The kind of blogging this article is talking about is a form of self-published opinion writing -- an everyman's op-ed. The whole premise of this article strikes me as a naive view of things -- the focus is on the purity of an author's motives, not the persuasiveness of what he authored; the subjective, not the objective -- and ignores the complexities and conflicting interests and motives always at work in journalism (especially opinion pieces) that Malcolm explored so effectively.

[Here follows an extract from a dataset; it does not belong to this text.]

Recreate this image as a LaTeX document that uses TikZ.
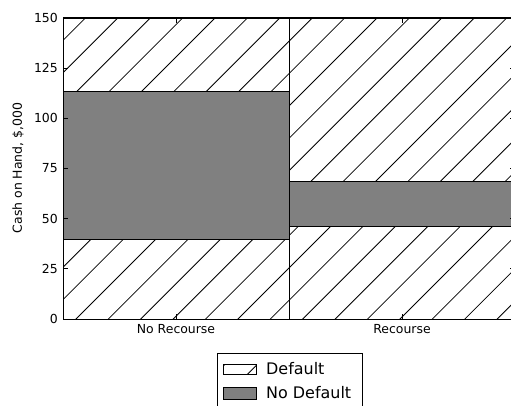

It's not that there is anything wrong with transparency and full disclosure. I'm all for it. And it's obvious that personal interests can and do color what anyone says about a particular topic, and thus are relevant in evaluating the persuasiveness of what any author has to say. But bloggers are often little more than a screen name; no information is available about them or whatever interests or agendas are at work in their blogging. If it's "ethical lines" that we want to draw, then it is important to start with a more realistic view of the nature of the territory for which those lines are being drawn. For blogging, the "ethical lines" are far more indistinct and wavy than this article suggests. According to Malcolm, the deceit that this article is worried about -- basically, pretending to be someone you're not -- cuts to the core of journalism as a profession. Given blogging's distinctive characteristics -- e.g., anonymity resulting in no real world consequences to constrain whatever crazy or even egregiously false and defamatory stuff anyone cares to write, etc. -- all manner of personal and financial interests and other agendas are bound to have at least as distorting an impact as what Malcolm was exploring in the MacDonald-McGinnis relationship.
So while transparency can help shed light on what may impact an author's take on things, the focus needs to be on the substance of what is said, and not the purity (however measured) of the person saying it. Given its usual anonymity, I think that is probably even truer of blogging than it is of more formal journalism.
Ann, but even a campaign is not paying a blogger directly, advertising on their blog seemingly influences that blogger. You think Hillary would be better liked by Kos if she advertised on the dailykos? I do.
As long as blogs identify who they are working for, they should be allowed to sound if they are not being paid.
A bigger problem is as blogs become more influential and player a bigger role in the spreading of news stories, is what do about it, especially given the constitutional issues revolving around free speech.